I'm trying to beat/match the code for the top function with my own function (bottom). Have you got any ideas how I can optimize my routine?

PS. This is just for fun.

Answer 1

I'm going to assume you want to keep the same algorithm. This should at least be a slightly more efficient implementation of it. The main difference is that the code in the loop only uses registers, not memory.

int lcm(int a,int b)  {
    __asm {
        xor ecx, ecx
        mov esi, a
        mov edi, b
lstart:
        inc ecx
        mov eax, ecx
        xor edx, edx
        idiv esi
        test edx, edx
        jne lstart
        mov eax, ecx;
        idiv edi
        test edx, edx
        jnz lstart
        mov eax, ecx
        leave
        ret
    }
}

As Jason pointed out, however, this really isn't a very efficient algorithm -- multiplying, finding the GCD, and dividing will normally be faster (unless a and b are quite small).

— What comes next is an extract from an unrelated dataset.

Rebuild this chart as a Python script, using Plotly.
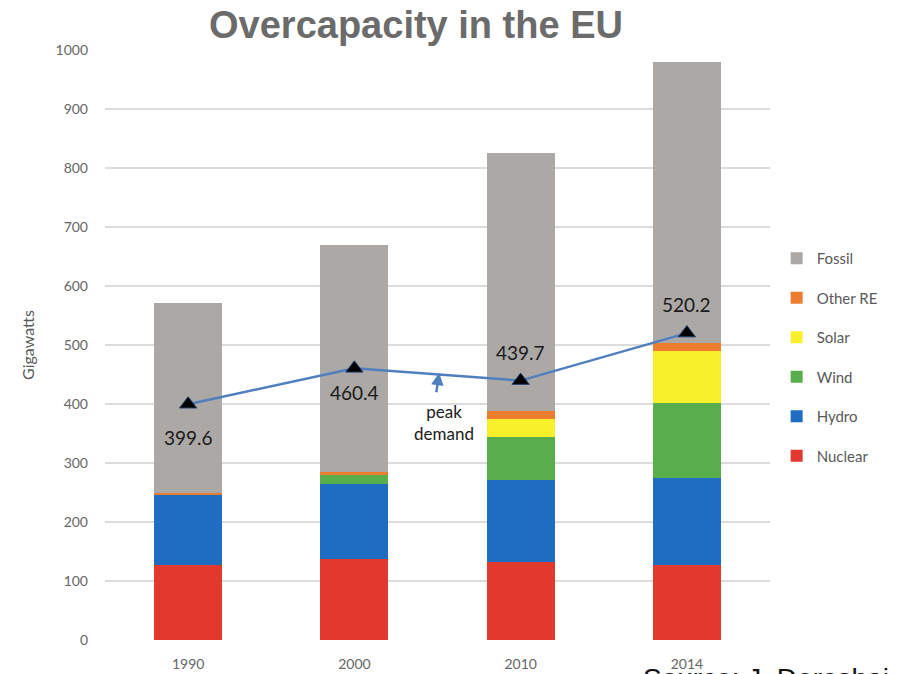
import plotly.graph_objects as go

years = ["1990", "2000", "2010", "2014"]
nuclear = [127, 137, 132, 127]
hydro = [120, 127, 139, 148]
wind = [0, 16, 73, 126]
solar = [0, 0, 31, 88]
other_re = [2, 5, 13, 14]
fossil = [323, 385, 437, 477]
peak_demand = [399.6, 460.4, 439.7, 520.2]
peak_labels = ["399.6", "460.4", "439.7", "520.2"]

series = [
    ("Nuclear", nuclear, "#e2392f"),
    ("Hydro", hydro, "#1f6dc2"),
    ("Wind", wind, "#58ad4d"),
    ("Solar", solar, "#f9f02c"),
    ("Other RE", other_re, "#ec7d2e"),
    ("Fossil", fossil, "#aba8a5"),
]

fig = go.Figure()
for i, (name, vals, col) in enumerate(series):
    fig.add_trace(go.Bar(
        x=years, y=vals, name=name, marker=dict(color=col, line=dict(width=0)),
        legendgroup=name, legendrank=len(series) - i,
    ))

fig.add_trace(go.Scatter(
    x=years, y=peak_demand, mode="lines+markers", showlegend=False,
    line=dict(color="#4f7fbf", width=2.5),
    marker=dict(symbol="triangle-up", size=15, color="black",
                line=dict(color="#1f3f6f", width=1)),
))

shifts = [-33, -24, 28, 29]
for i, (y, t, s) in enumerate(zip(peak_demand, peak_labels, shifts)):
    fig.add_annotation(x=i, y=y, text=t, showarrow=False, yshift=s,
                       font=dict(family="Lato, Open Sans, sans-serif", size=19, color="#1a1a1a"))

fig.add_annotation(x=1.51, y=453, ax=-3, ay=21, axref="pixel", ayref="pixel",
                   text="", showarrow=True, arrowhead=2, arrowsize=1, arrowwidth=2.5,
                   arrowcolor="#4f7fbf")
fig.add_annotation(x=1.54, y=408, text="peak<br>demand", showarrow=False, yanchor="top",
                   font=dict(family="Lato, Open Sans, sans-serif", size=17, color="#1a1a1a"))

fig.add_annotation(xref="paper", yref="paper", x=(641 - 105) / 665, y=-(661 - 640) / 590,
                   xanchor="left", yanchor="top", showarrow=False,
                   text="Source: J. Doroshai", font=dict(family="Liberation Sans, Arial", size=28, color="#111"))

fig.update_layout(
    width=898, height=674,
    margin=dict(l=105, r=128, t=50, b=34, autoexpand=False),
    paper_bgcolor="white", plot_bgcolor="white",
    barmode="stack", bargap=0.59,
    title=dict(text="<b>Overcapacity in the EU</b>", x=416 / 898, xanchor="center",
               y=1 - 25 / 674, yanchor="middle", yref="container",
               font=dict(family="Liberation Sans, Arial", size=38, color="#6b6b6b")),
    legend=dict(x=1.01, y=(640 - 242) / 590, xanchor="left", yanchor="top",
                traceorder="grouped", tracegroupgap=17,
                font=dict(family="Lato, sans-serif", size=15, color="#595959"),
                itemwidth=30),
    showlegend=True,
)
fig.update_yaxes(range=[0, 1000], dtick=100, showgrid=True, gridcolor="#dcdcdc", gridwidth=2,
                 zeroline=False, showline=False, ticks="", ticklabelstandoff=16, automargin=False,
                 tickfont=dict(family="Lato, sans-serif", size=14, color="#666666"),
                 title=dict(text="Gigawatts", standoff=16,
                            font=dict(family="Lato, sans-serif", size=16, color="#595959")))
fig.update_xaxes(type="category", range=[-0.5, 3.5], showgrid=False, showline=False, ticks="",
                 ticklabelstandoff=14, automargin=False,
                 tickfont=dict(family="Lato, sans-serif", size=14, color="#666666"))

fig.write_html("out.html")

Edit: there is another algorithm that's almost simpler to understand, that should also be a lot faster (than the original -- not than multiplying, then dividing by GCD). Instead of generating consecutive numbers until you find one that divides both a and b, generate consecutive multiples of one (preferably the larger) until you find one that divides evenly by the other:

int lcm2(int a, int b) { 
    __asm { 
        xor ecx, ecx
        mov esi, a
        mov edi, b
    lstart:
        add ecx, esi
        mov eax, ecx
        xor edx, edx
        idiv edi
        test edx, edx
        jnz lstart
        mov eax, ecx
        leave
        ret
    }
}

This remains dead simple to understand, but should give a considerable improvement over the original.

Answer 2

I would optimize by using a different algorithm. Searching linearly like you are doing is super-slow. It's a fact that the least common mulitple of two natural numbers is the quotient of their product divided by their greatest common divisor. You can compute the greatest common divisor quickly using the Euclidean algorithm.

Thus:

int lcm(int a, int b) {
    int p = a * b;
    return p / gcd(a, b);
}

where you need to implement gcd(int, int). As the average number of steps in the Euclidean algorithm is O(log n), we beat the naive linear search hands down.

There are other approaches to this problem. If you had an algorithm that could quickly factor integers (say a quantum computer) then you can also solve this problem like so. If you write each of a and b into its canonical prime factorization

a = p_a0^e_a0 * p_a1^e_a1 * ... * p_am^e_am
b = p_b0^e_b0 * p_b1^e_b1 * ... * p_bn^e_bn

then the least common multiple of a and b is the obtained by taking for each prime factor appearing in at least one of the factorizations of a and b, taking it with the maximum exponent that it appears in the factorization of a or b. For example:

28 = 2^2 * 7
312 = 2^3 * 39

so that

lcm(28, 312) = 2^3 * 7 * 39 = 2184

All of this is to point out that naive approaches are admirable in their simplicity but you can spend all day optimizing every last nanosecond out of them and still not beat a superior algorithm.